- Given problem
Print, please, exactly and only the lines between the line holding "Write a web" and the line holding "const stretch = 1.12;", inclusive, omitting any pictures.

==== Information given

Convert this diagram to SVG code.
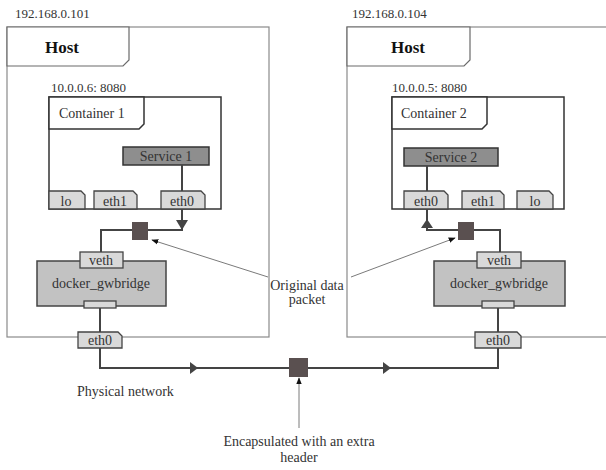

========
==== Information given

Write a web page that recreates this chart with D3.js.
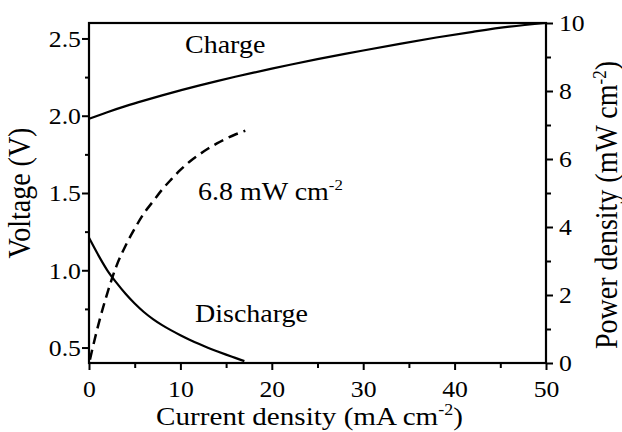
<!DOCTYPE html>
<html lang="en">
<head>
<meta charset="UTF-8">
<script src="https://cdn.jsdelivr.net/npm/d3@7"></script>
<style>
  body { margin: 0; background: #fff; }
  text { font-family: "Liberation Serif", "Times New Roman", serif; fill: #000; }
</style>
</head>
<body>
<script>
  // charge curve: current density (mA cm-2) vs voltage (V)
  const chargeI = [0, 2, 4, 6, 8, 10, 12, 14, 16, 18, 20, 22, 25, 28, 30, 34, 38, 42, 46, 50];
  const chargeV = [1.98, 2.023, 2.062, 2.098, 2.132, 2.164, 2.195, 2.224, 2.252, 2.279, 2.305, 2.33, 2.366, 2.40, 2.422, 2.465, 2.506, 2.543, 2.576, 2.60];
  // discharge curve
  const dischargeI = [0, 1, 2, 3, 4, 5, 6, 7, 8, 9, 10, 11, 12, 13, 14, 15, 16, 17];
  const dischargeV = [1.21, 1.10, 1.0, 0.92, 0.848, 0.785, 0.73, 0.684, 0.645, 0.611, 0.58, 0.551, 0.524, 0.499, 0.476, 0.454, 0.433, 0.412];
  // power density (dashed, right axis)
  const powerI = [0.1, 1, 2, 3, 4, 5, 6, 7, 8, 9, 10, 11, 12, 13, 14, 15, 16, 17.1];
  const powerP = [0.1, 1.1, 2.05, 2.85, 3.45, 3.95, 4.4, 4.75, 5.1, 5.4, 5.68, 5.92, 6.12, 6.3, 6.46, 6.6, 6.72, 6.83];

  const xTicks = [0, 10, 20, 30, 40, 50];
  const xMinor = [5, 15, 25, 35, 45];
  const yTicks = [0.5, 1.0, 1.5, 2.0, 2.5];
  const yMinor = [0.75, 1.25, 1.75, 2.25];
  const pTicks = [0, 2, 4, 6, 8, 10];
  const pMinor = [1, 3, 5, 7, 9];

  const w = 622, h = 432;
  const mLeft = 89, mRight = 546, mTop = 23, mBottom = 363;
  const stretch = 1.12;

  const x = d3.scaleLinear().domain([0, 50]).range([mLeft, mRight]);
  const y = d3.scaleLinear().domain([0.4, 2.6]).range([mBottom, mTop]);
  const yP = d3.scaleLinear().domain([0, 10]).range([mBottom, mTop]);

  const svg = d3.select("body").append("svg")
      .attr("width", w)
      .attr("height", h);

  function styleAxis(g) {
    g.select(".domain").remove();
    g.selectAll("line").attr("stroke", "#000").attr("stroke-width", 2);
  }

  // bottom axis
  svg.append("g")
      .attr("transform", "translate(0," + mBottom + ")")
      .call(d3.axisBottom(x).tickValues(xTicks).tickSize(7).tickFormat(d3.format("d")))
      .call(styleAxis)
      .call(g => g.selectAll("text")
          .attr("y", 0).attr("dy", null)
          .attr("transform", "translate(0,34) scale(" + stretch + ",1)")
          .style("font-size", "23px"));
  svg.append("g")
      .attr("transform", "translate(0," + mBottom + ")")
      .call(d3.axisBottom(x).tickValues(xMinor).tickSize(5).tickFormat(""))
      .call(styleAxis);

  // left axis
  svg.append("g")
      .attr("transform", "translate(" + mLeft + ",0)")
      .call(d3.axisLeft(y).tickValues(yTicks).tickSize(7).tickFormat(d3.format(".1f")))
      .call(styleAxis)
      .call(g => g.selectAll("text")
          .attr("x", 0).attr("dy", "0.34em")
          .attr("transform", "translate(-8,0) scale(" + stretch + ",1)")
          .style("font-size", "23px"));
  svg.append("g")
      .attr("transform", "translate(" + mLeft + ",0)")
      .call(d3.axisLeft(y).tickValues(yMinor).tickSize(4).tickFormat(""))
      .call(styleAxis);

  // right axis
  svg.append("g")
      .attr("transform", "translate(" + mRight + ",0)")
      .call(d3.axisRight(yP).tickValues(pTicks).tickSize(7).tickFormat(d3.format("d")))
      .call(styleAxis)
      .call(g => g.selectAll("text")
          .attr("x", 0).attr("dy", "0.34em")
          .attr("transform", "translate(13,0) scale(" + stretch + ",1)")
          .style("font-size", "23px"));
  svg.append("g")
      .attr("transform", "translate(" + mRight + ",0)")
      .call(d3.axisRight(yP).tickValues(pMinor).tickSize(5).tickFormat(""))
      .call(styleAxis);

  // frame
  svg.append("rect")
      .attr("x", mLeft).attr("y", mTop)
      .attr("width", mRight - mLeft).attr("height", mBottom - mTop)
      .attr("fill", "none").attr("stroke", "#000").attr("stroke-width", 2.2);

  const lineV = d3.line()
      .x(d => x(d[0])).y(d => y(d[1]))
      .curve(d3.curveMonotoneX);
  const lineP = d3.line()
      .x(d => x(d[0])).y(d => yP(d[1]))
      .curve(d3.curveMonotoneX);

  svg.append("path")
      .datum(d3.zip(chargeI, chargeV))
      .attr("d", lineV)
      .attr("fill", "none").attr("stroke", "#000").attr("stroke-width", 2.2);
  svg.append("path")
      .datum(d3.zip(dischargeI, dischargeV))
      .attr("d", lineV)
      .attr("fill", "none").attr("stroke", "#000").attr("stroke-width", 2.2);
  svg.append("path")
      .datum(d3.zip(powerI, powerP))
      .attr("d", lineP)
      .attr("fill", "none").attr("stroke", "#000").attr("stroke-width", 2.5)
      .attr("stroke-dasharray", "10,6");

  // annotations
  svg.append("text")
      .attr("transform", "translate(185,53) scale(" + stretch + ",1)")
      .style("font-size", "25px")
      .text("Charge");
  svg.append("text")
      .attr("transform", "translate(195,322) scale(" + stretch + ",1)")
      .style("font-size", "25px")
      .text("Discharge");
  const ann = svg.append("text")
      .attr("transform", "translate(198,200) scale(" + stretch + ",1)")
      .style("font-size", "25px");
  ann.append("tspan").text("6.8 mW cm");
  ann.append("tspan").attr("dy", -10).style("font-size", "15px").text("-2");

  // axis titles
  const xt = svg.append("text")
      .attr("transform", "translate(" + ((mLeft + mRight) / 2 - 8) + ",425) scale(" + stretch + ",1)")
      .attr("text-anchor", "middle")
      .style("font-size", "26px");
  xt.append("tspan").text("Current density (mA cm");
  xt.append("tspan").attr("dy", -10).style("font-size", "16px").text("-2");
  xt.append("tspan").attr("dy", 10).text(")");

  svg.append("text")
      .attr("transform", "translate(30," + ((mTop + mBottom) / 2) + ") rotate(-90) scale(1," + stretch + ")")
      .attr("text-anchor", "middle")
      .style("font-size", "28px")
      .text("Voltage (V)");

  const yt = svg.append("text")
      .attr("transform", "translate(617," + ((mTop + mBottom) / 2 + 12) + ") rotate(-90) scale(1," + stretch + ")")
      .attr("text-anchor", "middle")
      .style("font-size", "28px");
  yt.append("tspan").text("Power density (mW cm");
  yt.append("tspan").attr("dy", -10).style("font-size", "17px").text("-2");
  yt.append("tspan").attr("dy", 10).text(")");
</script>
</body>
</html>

========

- Task solution
Write a web page that recreates this chart with D3.js.
<!DOCTYPE html>
<html lang="en">
<head>
<meta charset="UTF-8">
<script src="https://cdn.jsdelivr.net/npm/d3@7"></script>
<style>
  body { margin: 0; background: #fff; }
  text { font-family: "Liberation Serif", "Times New Roman", serif; fill: #000; }
</style>
</head>
<body>
<script>
  // charge curve: current density (mA cm-2) vs voltage (V)
  const chargeI = [0, 2, 4, 6, 8, 10, 12, 14, 16, 18, 20, 22, 25, 28, 30, 34, 38, 42, 46, 50];
  const chargeV = [1.98, 2.023, 2.062, 2.098, 2.132, 2.164, 2.195, 2.224, 2.252, 2.279, 2.305, 2.33, 2.366, 2.40, 2.422, 2.465, 2.506, 2.543, 2.576, 2.60];
  // discharge curve
  const dischargeI = [0, 1, 2, 3, 4, 5, 6, 7, 8, 9, 10, 11, 12, 13, 14, 15, 16, 17];
  const dischargeV = [1.21, 1.10, 1.0, 0.92, 0.848, 0.785, 0.73, 0.684, 0.645, 0.611, 0.58, 0.551, 0.524, 0.499, 0.476, 0.454, 0.433, 0.412];
  // power density (dashed, right axis)
  const powerI = [0.1, 1, 2, 3, 4, 5, 6, 7, 8, 9, 10, 11, 12, 13, 14, 15, 16, 17.1];
  const powerP = [0.1, 1.1, 2.05, 2.85, 3.45, 3.95, 4.4, 4.75, 5.1, 5.4, 5.68, 5.92, 6.12, 6.3, 6.46, 6.6, 6.72, 6.83];

  const xTicks = [0, 10, 20, 30, 40, 50];
  const xMinor = [5, 15, 25, 35, 45];
  const yTicks = [0.5, 1.0, 1.5, 2.0, 2.5];
  const yMinor = [0.75, 1.25, 1.75, 2.25];
  const pTicks = [0, 2, 4, 6, 8, 10];
  const pMinor = [1, 3, 5, 7, 9];

  const w = 622, h = 432;
  const mLeft = 89, mRight = 546, mTop = 23, mBottom = 363;
  const stretch = 1.12;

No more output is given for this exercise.